This section is from the book "Some Contributions Of South India To Indian Culture", by S. Krishnaswami Aiyangar. Also available from Amazon: Some Contributions of South India to Indian Culture.
The eighth of the twelve sections of the Saiva canonical collection consists of Manikkavasakar's Tiruvasakam and Tirukkovaiyar. Manikkavasakar was, like Sambandar and Sundaramurti before, a Brahman by birth, and enjoyed the title and the responsibility of the ministry to a Pandya king, apparently the Pandya king Varaguna referred to in the Tirukkovaiyar. The story of his life briefly is that he was deputed by his sovereign to go and make large purchases of horses for his cavalry. Going on this mission with the requisite amount of treasure, he came on the way to a place called Perumturai where under the shade of a kurunda tree he saw a priest at the head of a body of Saiva disciples. Peeling the call and seeing the opportunity presenting itself in this fashion, he stopped there, received the teaching and diksa (ordination) from this devoted preceptor, and spent away the money that he carried with him for purchasing horses in devotional works and charity. For this act of sheer neglect of his duty to his sovereign and state, he was subjected to various acts of bodily punishment from which Siva saved him by the performance of miracles. Of these one took the form of converting the jackals of the forests into horses and leading them into the Pandyan stables. He obtained the release of Manikkavasakar by working as a labourer in Madura and showing himself to the Pandyan king. Manikkavasakar thereafter was allowed to follow the bent of his mind, and having visited various Saiva shrines of importance, he stayed for some considerable time in Chidambaram having overcome a large body of Buddhists from Ceylon in controversy, and attained to Sivahood. He has been ascribed by various scholars to a very early period, but the weight of scholarly opinion seems to support the order in the arrangement of Saiva canonical literature which groups his works in the eighth of the twelve canonical sections.

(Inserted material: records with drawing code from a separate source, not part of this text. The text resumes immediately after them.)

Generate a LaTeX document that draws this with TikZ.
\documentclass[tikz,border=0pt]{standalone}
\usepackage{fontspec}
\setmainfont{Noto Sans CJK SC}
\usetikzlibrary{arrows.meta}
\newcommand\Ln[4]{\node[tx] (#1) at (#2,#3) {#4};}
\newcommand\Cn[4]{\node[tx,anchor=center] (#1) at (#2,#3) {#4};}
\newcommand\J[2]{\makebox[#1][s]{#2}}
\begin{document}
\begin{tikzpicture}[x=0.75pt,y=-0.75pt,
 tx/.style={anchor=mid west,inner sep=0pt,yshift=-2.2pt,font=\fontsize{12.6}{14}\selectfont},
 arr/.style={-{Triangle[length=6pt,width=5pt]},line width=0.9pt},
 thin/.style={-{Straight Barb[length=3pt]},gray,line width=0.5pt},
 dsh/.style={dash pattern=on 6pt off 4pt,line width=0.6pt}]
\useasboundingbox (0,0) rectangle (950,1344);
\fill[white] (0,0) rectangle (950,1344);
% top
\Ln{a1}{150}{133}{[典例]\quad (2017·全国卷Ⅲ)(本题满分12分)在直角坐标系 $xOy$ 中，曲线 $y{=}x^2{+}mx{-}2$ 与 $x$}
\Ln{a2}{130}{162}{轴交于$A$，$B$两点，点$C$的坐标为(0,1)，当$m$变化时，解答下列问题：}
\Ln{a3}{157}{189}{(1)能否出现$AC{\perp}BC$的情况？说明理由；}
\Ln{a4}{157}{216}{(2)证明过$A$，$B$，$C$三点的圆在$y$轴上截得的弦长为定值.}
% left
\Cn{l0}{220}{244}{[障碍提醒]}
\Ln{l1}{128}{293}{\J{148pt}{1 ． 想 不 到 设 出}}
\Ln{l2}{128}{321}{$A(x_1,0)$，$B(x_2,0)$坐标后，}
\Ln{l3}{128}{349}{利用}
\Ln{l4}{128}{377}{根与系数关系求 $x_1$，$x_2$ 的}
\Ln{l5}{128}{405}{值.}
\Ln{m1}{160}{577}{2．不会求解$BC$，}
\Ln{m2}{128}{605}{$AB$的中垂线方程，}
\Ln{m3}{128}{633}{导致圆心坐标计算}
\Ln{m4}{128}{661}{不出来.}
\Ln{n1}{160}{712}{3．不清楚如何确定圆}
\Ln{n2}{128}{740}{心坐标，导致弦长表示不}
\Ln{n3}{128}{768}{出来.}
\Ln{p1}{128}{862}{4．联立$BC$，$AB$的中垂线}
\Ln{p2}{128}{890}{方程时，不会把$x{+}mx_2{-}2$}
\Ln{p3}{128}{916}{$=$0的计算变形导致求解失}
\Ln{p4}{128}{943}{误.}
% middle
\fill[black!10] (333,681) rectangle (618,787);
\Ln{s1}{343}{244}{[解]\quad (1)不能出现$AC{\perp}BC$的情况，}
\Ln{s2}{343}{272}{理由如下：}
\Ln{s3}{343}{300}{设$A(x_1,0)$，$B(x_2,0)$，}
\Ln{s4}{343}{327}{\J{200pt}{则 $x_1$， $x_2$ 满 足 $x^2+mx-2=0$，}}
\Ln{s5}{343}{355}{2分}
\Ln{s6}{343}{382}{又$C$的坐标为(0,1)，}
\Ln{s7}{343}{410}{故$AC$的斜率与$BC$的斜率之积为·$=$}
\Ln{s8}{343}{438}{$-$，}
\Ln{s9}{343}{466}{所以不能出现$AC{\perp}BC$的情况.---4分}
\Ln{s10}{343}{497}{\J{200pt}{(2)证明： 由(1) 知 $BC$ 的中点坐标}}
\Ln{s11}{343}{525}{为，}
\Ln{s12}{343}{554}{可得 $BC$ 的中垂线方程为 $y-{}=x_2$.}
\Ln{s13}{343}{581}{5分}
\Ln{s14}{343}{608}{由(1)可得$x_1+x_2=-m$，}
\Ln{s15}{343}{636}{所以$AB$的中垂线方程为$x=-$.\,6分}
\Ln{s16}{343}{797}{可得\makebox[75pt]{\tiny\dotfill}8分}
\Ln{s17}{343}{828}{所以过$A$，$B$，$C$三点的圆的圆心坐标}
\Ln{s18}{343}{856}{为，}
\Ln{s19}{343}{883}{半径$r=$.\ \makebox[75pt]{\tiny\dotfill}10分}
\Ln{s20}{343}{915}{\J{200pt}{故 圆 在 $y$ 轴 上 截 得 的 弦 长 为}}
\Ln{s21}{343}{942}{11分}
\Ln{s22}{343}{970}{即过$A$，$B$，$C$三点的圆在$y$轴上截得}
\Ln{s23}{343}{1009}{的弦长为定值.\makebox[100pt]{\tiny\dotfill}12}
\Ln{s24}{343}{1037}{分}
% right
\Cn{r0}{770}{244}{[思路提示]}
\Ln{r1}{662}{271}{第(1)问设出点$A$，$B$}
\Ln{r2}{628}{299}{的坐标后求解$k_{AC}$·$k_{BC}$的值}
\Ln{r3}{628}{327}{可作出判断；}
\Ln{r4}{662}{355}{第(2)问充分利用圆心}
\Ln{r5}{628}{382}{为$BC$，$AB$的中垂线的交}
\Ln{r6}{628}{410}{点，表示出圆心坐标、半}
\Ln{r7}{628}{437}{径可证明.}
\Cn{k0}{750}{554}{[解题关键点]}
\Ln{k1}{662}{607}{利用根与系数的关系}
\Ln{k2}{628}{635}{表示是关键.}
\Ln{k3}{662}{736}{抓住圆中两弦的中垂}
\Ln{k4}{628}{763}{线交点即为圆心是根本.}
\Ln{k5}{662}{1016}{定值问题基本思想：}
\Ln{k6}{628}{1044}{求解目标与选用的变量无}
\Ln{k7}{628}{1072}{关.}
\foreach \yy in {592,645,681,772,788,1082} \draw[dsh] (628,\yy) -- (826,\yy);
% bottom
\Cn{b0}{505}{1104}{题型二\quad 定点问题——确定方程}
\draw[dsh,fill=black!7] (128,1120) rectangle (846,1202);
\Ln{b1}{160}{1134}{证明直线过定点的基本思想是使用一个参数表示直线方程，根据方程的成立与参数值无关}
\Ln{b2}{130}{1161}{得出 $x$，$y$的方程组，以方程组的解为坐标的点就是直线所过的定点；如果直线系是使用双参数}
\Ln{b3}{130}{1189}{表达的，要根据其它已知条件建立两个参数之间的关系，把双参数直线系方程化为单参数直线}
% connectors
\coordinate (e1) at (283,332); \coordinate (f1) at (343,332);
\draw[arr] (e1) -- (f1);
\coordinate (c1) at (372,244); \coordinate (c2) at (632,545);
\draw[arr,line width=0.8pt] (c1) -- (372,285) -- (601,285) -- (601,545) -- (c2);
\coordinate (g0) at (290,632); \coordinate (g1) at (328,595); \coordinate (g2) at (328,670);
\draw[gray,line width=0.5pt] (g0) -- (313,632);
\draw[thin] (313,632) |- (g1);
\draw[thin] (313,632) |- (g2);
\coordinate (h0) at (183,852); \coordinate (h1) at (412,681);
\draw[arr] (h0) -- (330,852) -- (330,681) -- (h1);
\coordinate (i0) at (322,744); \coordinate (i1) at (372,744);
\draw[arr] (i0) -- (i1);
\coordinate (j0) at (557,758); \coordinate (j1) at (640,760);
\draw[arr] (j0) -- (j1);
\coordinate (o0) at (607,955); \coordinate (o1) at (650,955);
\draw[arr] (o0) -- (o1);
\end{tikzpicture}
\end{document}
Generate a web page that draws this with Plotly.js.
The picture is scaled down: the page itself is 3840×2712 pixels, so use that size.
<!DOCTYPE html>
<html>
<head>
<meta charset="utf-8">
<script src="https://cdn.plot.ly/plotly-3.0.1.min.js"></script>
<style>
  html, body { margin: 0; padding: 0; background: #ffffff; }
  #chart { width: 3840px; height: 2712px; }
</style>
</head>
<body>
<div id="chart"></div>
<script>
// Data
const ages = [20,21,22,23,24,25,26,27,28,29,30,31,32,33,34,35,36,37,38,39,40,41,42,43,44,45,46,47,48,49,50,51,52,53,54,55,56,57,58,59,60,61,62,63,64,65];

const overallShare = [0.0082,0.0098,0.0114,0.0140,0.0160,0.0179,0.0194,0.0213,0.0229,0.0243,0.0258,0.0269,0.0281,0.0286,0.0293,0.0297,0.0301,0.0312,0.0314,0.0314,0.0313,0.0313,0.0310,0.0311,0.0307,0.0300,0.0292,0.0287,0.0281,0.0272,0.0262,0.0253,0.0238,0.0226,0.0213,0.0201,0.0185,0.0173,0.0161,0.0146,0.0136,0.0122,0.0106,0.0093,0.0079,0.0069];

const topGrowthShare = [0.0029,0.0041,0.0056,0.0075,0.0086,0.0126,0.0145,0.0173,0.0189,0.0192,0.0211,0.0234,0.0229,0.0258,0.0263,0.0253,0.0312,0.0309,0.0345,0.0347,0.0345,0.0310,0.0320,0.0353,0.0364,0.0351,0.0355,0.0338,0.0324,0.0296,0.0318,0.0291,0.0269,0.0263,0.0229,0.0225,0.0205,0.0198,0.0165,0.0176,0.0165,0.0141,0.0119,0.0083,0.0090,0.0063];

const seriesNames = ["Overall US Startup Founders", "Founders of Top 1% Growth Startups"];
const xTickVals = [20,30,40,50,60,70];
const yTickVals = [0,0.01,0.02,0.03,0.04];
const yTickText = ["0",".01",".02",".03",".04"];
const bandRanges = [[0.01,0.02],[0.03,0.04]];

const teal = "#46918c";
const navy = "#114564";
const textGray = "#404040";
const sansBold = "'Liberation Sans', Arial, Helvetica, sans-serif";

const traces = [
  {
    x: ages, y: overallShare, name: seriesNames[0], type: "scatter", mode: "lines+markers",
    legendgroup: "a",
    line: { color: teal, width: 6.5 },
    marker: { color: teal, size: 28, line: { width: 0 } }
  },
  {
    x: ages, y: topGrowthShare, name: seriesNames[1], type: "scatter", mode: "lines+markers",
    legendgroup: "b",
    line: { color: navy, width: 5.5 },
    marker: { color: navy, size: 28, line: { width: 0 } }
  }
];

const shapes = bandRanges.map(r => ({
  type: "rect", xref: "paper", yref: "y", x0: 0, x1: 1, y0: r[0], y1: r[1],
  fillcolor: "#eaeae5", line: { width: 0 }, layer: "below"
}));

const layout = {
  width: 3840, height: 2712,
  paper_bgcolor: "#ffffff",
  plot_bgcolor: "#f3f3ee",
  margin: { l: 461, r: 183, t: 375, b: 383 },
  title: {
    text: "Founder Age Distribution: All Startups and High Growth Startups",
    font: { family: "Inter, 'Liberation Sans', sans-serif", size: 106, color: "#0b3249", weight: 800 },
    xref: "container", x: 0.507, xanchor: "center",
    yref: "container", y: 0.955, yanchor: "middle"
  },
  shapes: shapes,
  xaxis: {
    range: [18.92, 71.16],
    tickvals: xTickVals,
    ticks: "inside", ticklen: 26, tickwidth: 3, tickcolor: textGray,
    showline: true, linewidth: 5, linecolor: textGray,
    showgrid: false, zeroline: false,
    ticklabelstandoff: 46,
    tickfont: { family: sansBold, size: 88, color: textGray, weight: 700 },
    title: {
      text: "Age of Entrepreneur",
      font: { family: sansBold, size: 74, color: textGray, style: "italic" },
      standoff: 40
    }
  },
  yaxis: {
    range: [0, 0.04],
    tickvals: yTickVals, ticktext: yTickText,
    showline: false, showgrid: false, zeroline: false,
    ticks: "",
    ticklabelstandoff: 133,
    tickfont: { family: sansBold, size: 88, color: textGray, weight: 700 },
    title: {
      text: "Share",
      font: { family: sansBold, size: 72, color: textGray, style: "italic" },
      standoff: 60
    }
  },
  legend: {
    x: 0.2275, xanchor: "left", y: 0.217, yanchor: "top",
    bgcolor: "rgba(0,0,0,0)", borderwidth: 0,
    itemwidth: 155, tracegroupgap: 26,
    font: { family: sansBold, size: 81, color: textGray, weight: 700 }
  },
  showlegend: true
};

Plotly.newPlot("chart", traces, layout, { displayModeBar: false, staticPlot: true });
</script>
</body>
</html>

Manikkavasakar's works partake of the character of the Tevaram hymners before him. They exhibit however a more intense kind of devotion, if that were possible, and a literary form which is perhaps more directly in accordance with the canons of criticism. His second work in particular is supposed to provide the model, for that special section of rhetoric which we have labelled for convenience, erotic. We have stated before that the modes of expression characteristic of Tamil literature gave that peculiar character to bhakti in the Tamil country which raises it from the region of mere abstraction to that of actual realisation in life even by the imperfect human being. While all considerable writers of this school have more or less contributed towards this end by their mode of composition, the matter itself appeals straight to the heart. Manikavasakar excels all of them both in form and in feeling.
The ninth section of this canonical literature is composed of the works of nine others including in it the Tirupallandu of Sendan. The tenth is composed entirely of the Tirumandiram of Tirumular. The eleventh is composed of a miscellaneous collection including in it the works of Pattinattadikal, a devotee of considerable influence, and those of Nambi Andar Nambi who is given the credit of having compiled the whole collection. This collection is composed of about 10 poems of these various authors. Nambi Andar Nambi lived in the eleventh century and is regarded by the Saiva Tamils to have done for Saivism what Vyasa is believed to have done for Vedic Brahmanism. These eleven sections of what the Tamils call Tirumurai, together with the lives of these saints written by Sekkilar constitute the complete set of Saiva canonical literature which in the estimation of the Saivas corresponds to the Vedic literature of the Brahmans. Sekkilar lived in the twelfth century, and by his time the whole body of Saiva canonical works were collected and thrown in form so that he could take upon himself to write a classical poem on the lives of these saints. The whole body of these works including the Periyapuranam of Sekkilar have this character in common. They are all works of devotion, and each work or each set of verses could be regarded as some form of prayer addressed to Siva in various modes as occasion demanded. Hence the whole set is compared to the mantras of the Veda. This comparison acquires a certain degree of validity when there grew up in the age immediately following an outcrop of literature, the purpose of which was designedly to give logical form and philosophical shape to Saiva Siddhanta as a religious system.